En effet, beaucoup d’entre elles jouent la carte de la surenchère et de l’écologie punitive, sans prendre en compte les réalités économiques des acteurs concernés. La proposition d’augmenter le montant de l’éco-contribution kilométrique pour le secteur aérien est représentative de cette tendance. A l’heure où les transports aériens sont aux abois après plusieurs mois de crise sanitaire, accroître encore le montant des taxes auxquelles ils sont soumis revient ni plus ni moins à jouer avec la survie de ce secteur et avec celle des emplois qu’il représente. La proposition visant à contraindre les propriétaires occupants et bailleurs de rénover leurs biens de manière globale participe aussi de cette logique punitive et déconnectée des enjeux économiques. Compte tenu du coût moyen de la rénovation globale d’une maison individuelle – environ 50 000 euros –, une telle obligation est impossible à mettre en oeuvre pour une grande partie des propriétaires qu’ils soient occupants ou bailleurs. Elle a de ce fait peu de chance de contribuer à une réelle amélioration de la qualité du bâti.
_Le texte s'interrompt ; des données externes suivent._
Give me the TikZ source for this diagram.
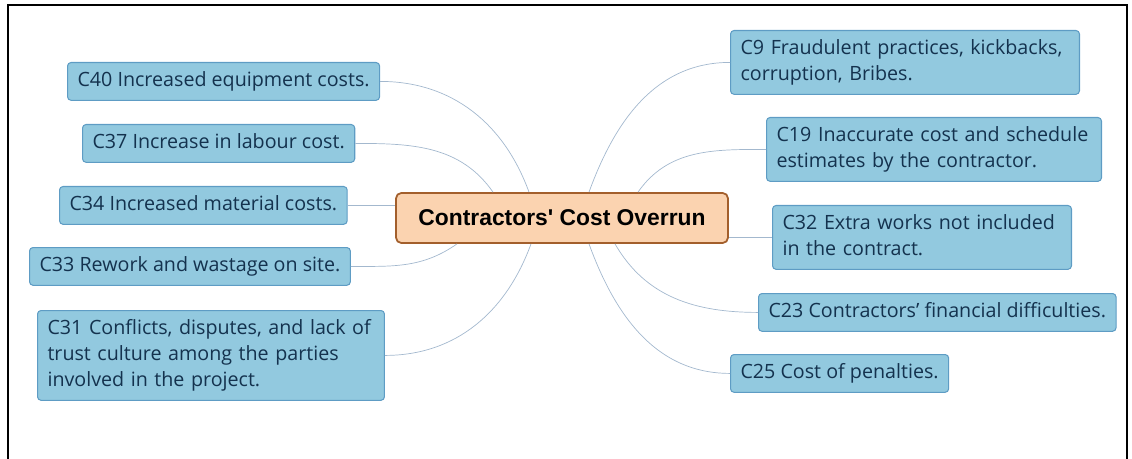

Lire aussi : La rénovation énergétique des logements : jusqu’où aller et comment ?

D’autres propositions de la Convention sont au contraire restées au stade de voeu pieu car non assorties de mesures concrètes. Exhorter les particuliers à changer en profondeur leurs comportements et à réduire leurs consommations d’énergie aura peu de chance d’aboutir à un résultat probant, tout comme la proposition d’inciter à limiter l’utilisation du chauffage et de la climatisation. Les 150 ont pu découvrir que trouver le juste équilibre entre flexibilité et contrainte légale est un exercice des plus délicats.
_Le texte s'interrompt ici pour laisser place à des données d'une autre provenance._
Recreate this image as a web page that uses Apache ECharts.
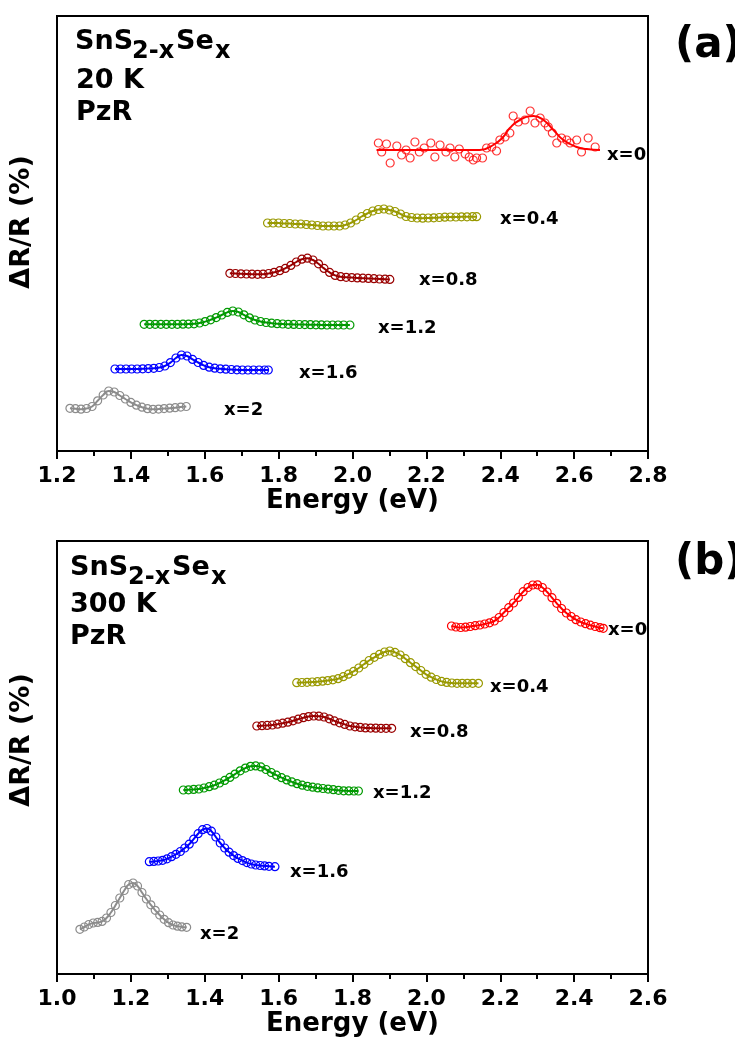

Il ne faut toutefois pas noircir excessivement le tableau : le rapport de la Convention comporte certaines propositions judicieuses qui permettent de combler les lacunes de la législation existante ou de favoriser l’émergence de projets législatifs déjà en cours. On peut saluer à ce titre les propositions visant à limiter l’artificialisation des sols : il s’agit en effet d’un enjeu majeur pour la préservation de l’environnement qui est aujourd’hui encore peu abordé dans la législation. En ce sens, qu’elles soient ou non adoptées et mises en oeuvre, les propositions de la Convention sur le sujet permettent d’ouvrir un débat nécessaire. En ce qui concerne la proposition de réduire la consommation en énergie fossile des navires à quai en favorisant leur alimentation en électricité, elle conforte une réflexion déjà en marche au sein du ministère et permet d’en accélérer l’aboutissement.

La balle est dans le camp des pouvoirs publics

Il y a peu de doute que les propositions qui rejoignent des projets existants du ministère seront effectivement adoptées et appliquées. Les modalités de mise au vote pour les autres propositions ne sont quant à elles toujours pas clairement définies.
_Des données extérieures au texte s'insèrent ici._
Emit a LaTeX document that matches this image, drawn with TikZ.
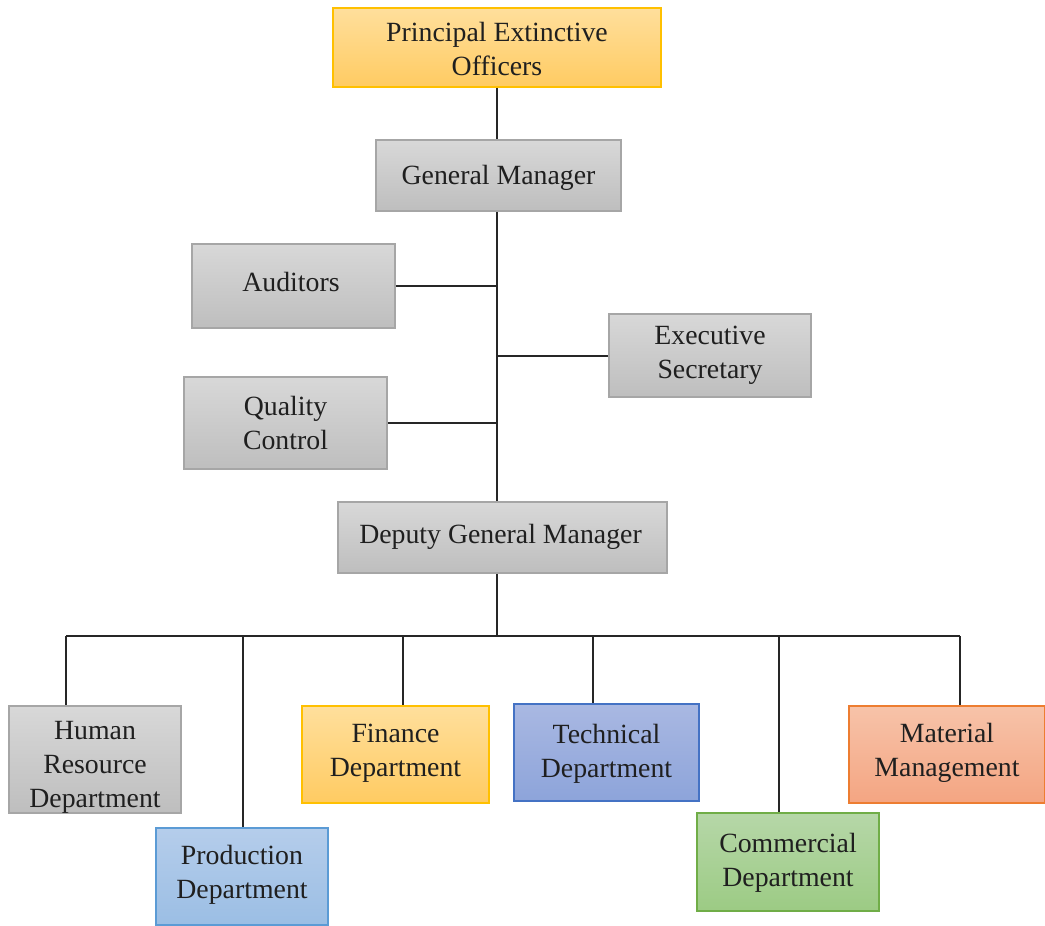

Lors de son discours le 29 juin dernier devant les membres de la Convention citoyenne, le président de la République s’était accordé trois « jokers », c’est-à-dire trois propositions qu’il choisissait de ne pas retenir parmi 149 formulées par la Convention. À ces trois premiers jokers (la limitation à 110 km/h sur autoroute, la taxe sur les dividendes, l’amendement du préambule de la Constitution), de nouveaux jokers semblent devoir s’ajouter prochainement sur des sujets tels que :

  • le moratoire sur la 5G ;
  • l’éco-contribution appliquée au secteur aérien qui reviendrait selon le ministre des Transports, Jean- Baptiste Djebbari à « achever un secteur déjà à terre ».

Le sort des propositions qui ne sont pas à ce jour écartées n’est pas beaucoup plus clair. Une partie, environ un tiers, devra figurer dans le projet Convention citoyenne qui doit être discuté à l’Assemblée nationale début 2021. Pour savoir ce qu’il adviendra des deux tiers restants, il faudra suivre assidûment les réunions du Conseil de défense écologique, les projets de loi de finances et les négociations internationales.

Il ne fait aucun doute que les propositions de la Convention ne sont pas toutes appelées à être adoptées, a fortiori dans le contexte de crise que nous connaissons, et il est même probable que seule une minorité d’entre elles fasse un jour partie du droit français. Toutefois, il faut saluer cette démarche novatrice qui aura permis aux citoyens de mieux connaître et de s’exprimer sur de nombreuses problématiques essentielles à la transition énergétique.